McNett then referred back to the list of questions submitted to Searight on Sept. 24, specifically if the clerk’s office is capable of completing its required duties with its current staffing level.

“I believe the answer to that is ‘no’,” Searight said. “I am short of help.”
Rein asked Searight if she advertised for help. She said the commissioners did not want her to hire additional support staff.

“We did not say that,” said Rein. “Because we have concerns about our financial situation county-wide, what we said was do not hire without prior consent of the board.” Rein added that overtime was not to be granted without board consent. “You obviously ignored that,” Rein told Searight. “Why didn’t you come to us by letter or email or phone call on Monday when we’re meeting and simply make a request to hire some additional help? Then we could address why you are understaffed in the first place.”
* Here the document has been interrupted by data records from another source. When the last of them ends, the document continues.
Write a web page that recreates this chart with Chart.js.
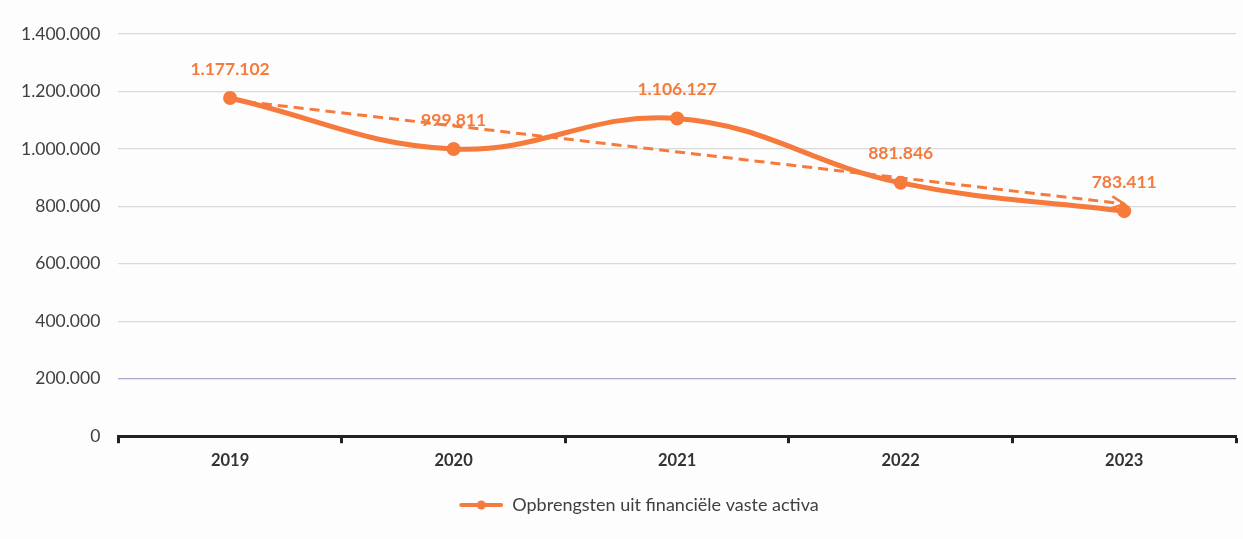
<!DOCTYPE html>
<html>
<head>
<meta charset="utf-8">
<script src="https://cdn.jsdelivr.net/npm/chart.js@4/dist/chart.umd.min.js"></script>
<style>
  html, body { margin: 0; padding: 0; background: #fdfdfd; }
  #wrap { width: 1243px; height: 539px; }
</style>
</head>
<body>
<div id="wrap"><canvas id="myChart"></canvas></div>
<script>
const years = ['2019', '2020', '2021', '2022', '2023'];
const opbrengsten = [1177102, 999811, 1106127, 881846, 783411];
// dashed trend line, start and end
const trend = [1170700, null, null, null, 808600];
const yTicks = [0, 200000, 400000, 600000, 800000, 1000000, 1200000, 1400000];

const orange = '#f57a3c';
const fontName = 'Lato, "Liberation Sans", sans-serif';

function nlNumber(v) {
    return String(Math.round(v)).replace(/\B(?=(\d{3})+(?!\d))/g, '.');
}

// legend marker: line with a dot in the middle (left part left empty so the item sits a bit right)
const marker = document.createElement('canvas');
marker.width = 80;
marker.height = 12;
(function () {
    const c = marker.getContext('2d');
    c.strokeStyle = orange;
    c.lineWidth = 4;
    c.lineCap = 'round';
    c.beginPath();
    c.moveTo(38, 6);
    c.lineTo(78, 6);
    c.stroke();
    c.fillStyle = orange;
    c.beginPath();
    c.arc(58, 6, 4.5, 0, Math.PI * 2);
    c.fill();
})();

const background = {
    id: 'background',
    beforeDraw(chart) {
        const c = chart.ctx;
        c.save();
        c.fillStyle = '#fdfdfd';
        c.fillRect(0, 0, chart.width, chart.height);
        c.restore();
    }
};

const valueLabels = {
    id: 'valueLabels',
    afterDatasetsDraw(chart) {
        const c = chart.ctx;
        const meta = chart.getDatasetMeta(0);
        c.save();
        c.font = 'bold 17.5px ' + fontName;
        c.fillStyle = orange;
        c.textAlign = 'center';
        c.textBaseline = 'middle';
        meta.data.forEach((pt, i) => {
            c.fillText(nlNumber(opbrengsten[i]), pt.x, pt.y - 29);
        });
        c.restore();
    }
};

const trendArrow = {
    id: 'trendArrow',
    afterDatasetsDraw(chart) {
        const meta = chart.getDatasetMeta(1);
        const pts = meta.data.filter((p, i) => trend[i] !== null);
        if (pts.length < 2) return;
        const a = pts[pts.length - 2], b = pts[pts.length - 1];
        const ang = Math.atan2(b.y - a.y, b.x - a.x);
        const len = 14;
        const c = chart.ctx;
        c.save();
        c.strokeStyle = orange;
        c.lineWidth = 2.5;
        c.beginPath();
        c.moveTo(b.x - len * Math.cos(ang - 0.45), b.y - len * Math.sin(ang - 0.45));
        c.lineTo(b.x, b.y);
        c.lineTo(b.x - len * Math.cos(ang + 0.45), b.y - len * Math.sin(ang + 0.45));
        c.stroke();
        c.restore();
    }
};

new Chart(document.getElementById('myChart'), {
    type: 'line',
    data: {
        labels: years,
        datasets: [{
            label: 'Opbrengsten uit financiële vaste activa',
            data: opbrengsten,
            borderColor: orange,
            backgroundColor: orange,
            borderWidth: 5,
            tension: 0.4,
            pointRadius: 7,
            pointHoverRadius: 7,
            pointBackgroundColor: orange,
            pointBorderWidth: 0,
            order: 2
        }, {
            label: 'trend',
            data: trend,
            borderColor: orange,
            borderWidth: 3,
            borderDash: [10, 6],
            pointRadius: 0,
            spanGaps: true,
            tension: 0,
            order: 1
        }]
    },
    options: {
        responsive: true,
        maintainAspectRatio: false,
        animation: false,
        layout: { padding: { top: 34, right: 4, left: 3, bottom: 15 } },
        plugins: {
            tooltip: { enabled: false },
            legend: {
                position: 'bottom',
                labels: {
                    filter: (item) => item.datasetIndex === 0,
                    usePointStyle: true,
                    pointStyle: marker,
                    pointStyleWidth: 80,
                    boxHeight: 12,
                    padding: 17,
                    color: '#404040',
                    font: { family: fontName, size: 18 }
                }
            }
        },
        scales: {
            x: {
                offset: true,
                grid: {
                    offset: true,
                    drawOnChartArea: false,
                    drawTicks: true,
                    tickLength: 7,
                    tickWidth: 3,
                    tickColor: '#222'
                },
                border: { display: true, color: '#222', width: 3 },
                ticks: {
                    color: '#333',
                    padding: 8,
                    font: { family: fontName, size: 16.5, weight: 'bold' }
                }
            },
            y: {
                min: 0,
                max: 1400000,
                afterBuildTicks: (axis) => { axis.ticks = yTicks.map(v => ({ value: v })); },
                grid: {
                    drawTicks: false,
                    color: (ctx) => ctx.tick && ctx.tick.value === 200000 ? '#a8a8cc' : '#d9d9d9',
                    lineWidth: 1.2
                },
                border: { display: false },
                ticks: {
                    padding: 18,
                    color: '#404040',
                    font: { family: fontName, size: 17.5 },
                    callback: (v) => nlNumber(v)
                }
            }
        }
    },
    plugins: [background, valueLabels, trendArrow]
});
</script>
</body>
</html>
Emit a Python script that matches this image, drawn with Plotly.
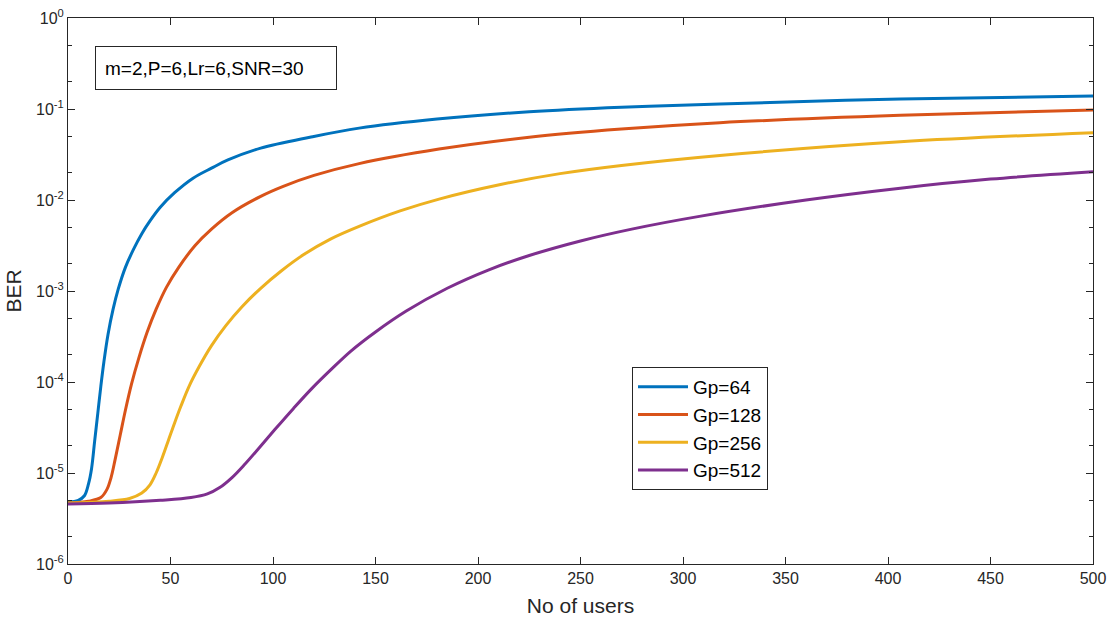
import plotly.graph_objects as go

# Data (users, log10(BER))
users_64 = [0, 5, 8, 10, 11.5, 13, 14.5, 16, 17.5, 19.5, 22, 24.5, 28, 32, 36, 40, 45, 52, 61, 70, 78, 94, 118, 142, 180, 225, 270, 318, 406, 500]
log_ber_64 = [-5.32, -5.30, -5.25, -5.12, -4.95, -4.65, -4.35, -4.05, -3.78, -3.48, -3.20, -2.98, -2.74, -2.54, -2.37, -2.23, -2.08, -1.92, -1.76, -1.65, -1.56, -1.43, -1.31, -1.21, -1.11, -1.03, -0.98, -0.945, -0.89, -0.857]

users_128 = [0, 10, 16, 19, 21, 23, 25.5, 28, 31, 34.5, 38.5, 43, 48, 54, 62, 70, 80, 94, 105, 120, 142, 181, 225, 270, 318, 406, 500]
log_ber_128 = [-5.33, -5.31, -5.27, -5.18, -5.05, -4.85, -4.58, -4.31, -4.02, -3.74, -3.46, -3.20, -2.96, -2.74, -2.50, -2.32, -2.14, -1.96, -1.85, -1.73, -1.60, -1.44, -1.31, -1.22, -1.15, -1.07, -1.01]

users_256 = [0, 20, 30, 36, 40, 43, 46, 49, 52, 55, 59, 64, 70, 77, 85, 94, 104, 115, 128, 142, 162, 181, 211, 240, 270, 318, 406, 500]
log_ber_256 = [-5.33, -5.31, -5.28, -5.22, -5.13, -5.00, -4.83, -4.64, -4.45, -4.27, -4.05, -3.83, -3.60, -3.38, -3.17, -2.97, -2.78, -2.60, -2.43, -2.29, -2.12, -1.99, -1.83, -1.71, -1.62, -1.51, -1.36, -1.26]

users_512 = [0, 20, 45, 60, 68, 74, 80, 86, 93, 101, 110, 119, 128, 138, 150, 165, 185, 205, 225, 250, 275, 308, 360, 406, 450, 500]
log_ber_512 = [-5.34, -5.33, -5.30, -5.27, -5.23, -5.16, -5.05, -4.91, -4.73, -4.52, -4.29, -4.07, -3.87, -3.66, -3.45, -3.22, -2.97, -2.77, -2.61, -2.45, -2.32, -2.18, -2.00, -1.87, -1.77, -1.69]

series_names = ["Gp=64", "Gp=128", "Gp=256", "Gp=512"]
series_colors = ["#0072BD", "#D95319", "#EDB120", "#7E2F8E"]
series_x = [users_64, users_128, users_256, users_512]
series_logy = [log_ber_64, log_ber_128, log_ber_256, log_ber_512]

y_tick_exponents = [-6, -5, -4, -3, -2, -1, 0]
x_tick_values = [0, 50, 100, 150, 200, 250, 300, 350, 400, 450, 500]

annotation_text = "m=2,P=6,Lr=6,SNR=30"

fig = go.Figure()
for name, color, xs, ly in zip(series_names, series_colors, series_x, series_logy):
    fig.add_trace(go.Scatter(
        x=xs, y=[10 ** v for v in ly], mode="lines", name=name,
        line=dict(color=color, width=3, shape="spline", smoothing=1.0),
    ))

axis_color = "#262626"
font_family = "Liberation Sans, Arial, sans-serif"

fig.update_layout(
    width=1112, height=625,
    margin=dict(l=68, r=19, t=18, b=61),
    paper_bgcolor="white", plot_bgcolor="white",
    font=dict(family=font_family, color=axis_color, size=15),
    showlegend=True,
    legend=dict(
        x=(632 - 68) / 1025, y=(564 - 367) / 546, xanchor="left", yanchor="top",
        bgcolor="white", bordercolor=axis_color, borderwidth=1,
        font=dict(size=19, color="black"),
        tracegroupgap=0, itemwidth=50,
    ),
    xaxis=dict(
        range=[0, 500], tickvals=x_tick_values,
        showline=True, linecolor=axis_color, linewidth=1, mirror="ticks",
        ticks="inside", ticklen=7, tickcolor=axis_color,
        showgrid=False, zeroline=False, automargin=False,
        tickfont=dict(size=16, color=axis_color),
        title=dict(text="No of users", font=dict(size=21, color=axis_color), standoff=12),
    ),
    yaxis=dict(
        type="log", range=[-6, 0],
        tickvals=[10 ** e for e in y_tick_exponents],
        ticktext=["10<sup>%d</sup>" % e for e in y_tick_exponents],
        showline=True, linecolor=axis_color, linewidth=1, mirror="ticks",
        ticks="inside", ticklen=7, tickcolor=axis_color,
        minor=dict(ticks="inside", ticklen=4, tickcolor=axis_color, showgrid=False),
        showgrid=False, zeroline=False, automargin=False,
        tickfont=dict(size=16, color=axis_color),
        title=dict(text="BER", font=dict(size=21, color=axis_color), standoff=8),
    ),
    annotations=[dict(
        text=annotation_text, xref="paper", yref="paper",
        x=(95 - 68) / 1025, y=(564 - 46) / 546, xanchor="left", yanchor="top",
        showarrow=False, align="left",
        font=dict(size=19, color="black"),
        bordercolor=axis_color, borderwidth=1, borderpad=9, bgcolor="white",
        width=222, height=24,
    )],
)

fig.write_html("out.html")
“I think we’ve come to an end of the meeting of the minds on this issue,” Searight said. She repeated her previous statement that her office is “under the gun” but reiterated that she will be able to facilitate the November general election.
“I am going to continue to serve the people of Pawnee County,” Searight said. “I have never been put in this position before and I think you (the board) should be rethinking what you’re doing.”
“Once again you have leveled more allegations against this board,” Rein said before the conversation ended. “You continue to make vague statements on issues but you refuse to elaborate. I’ll leave it at that.”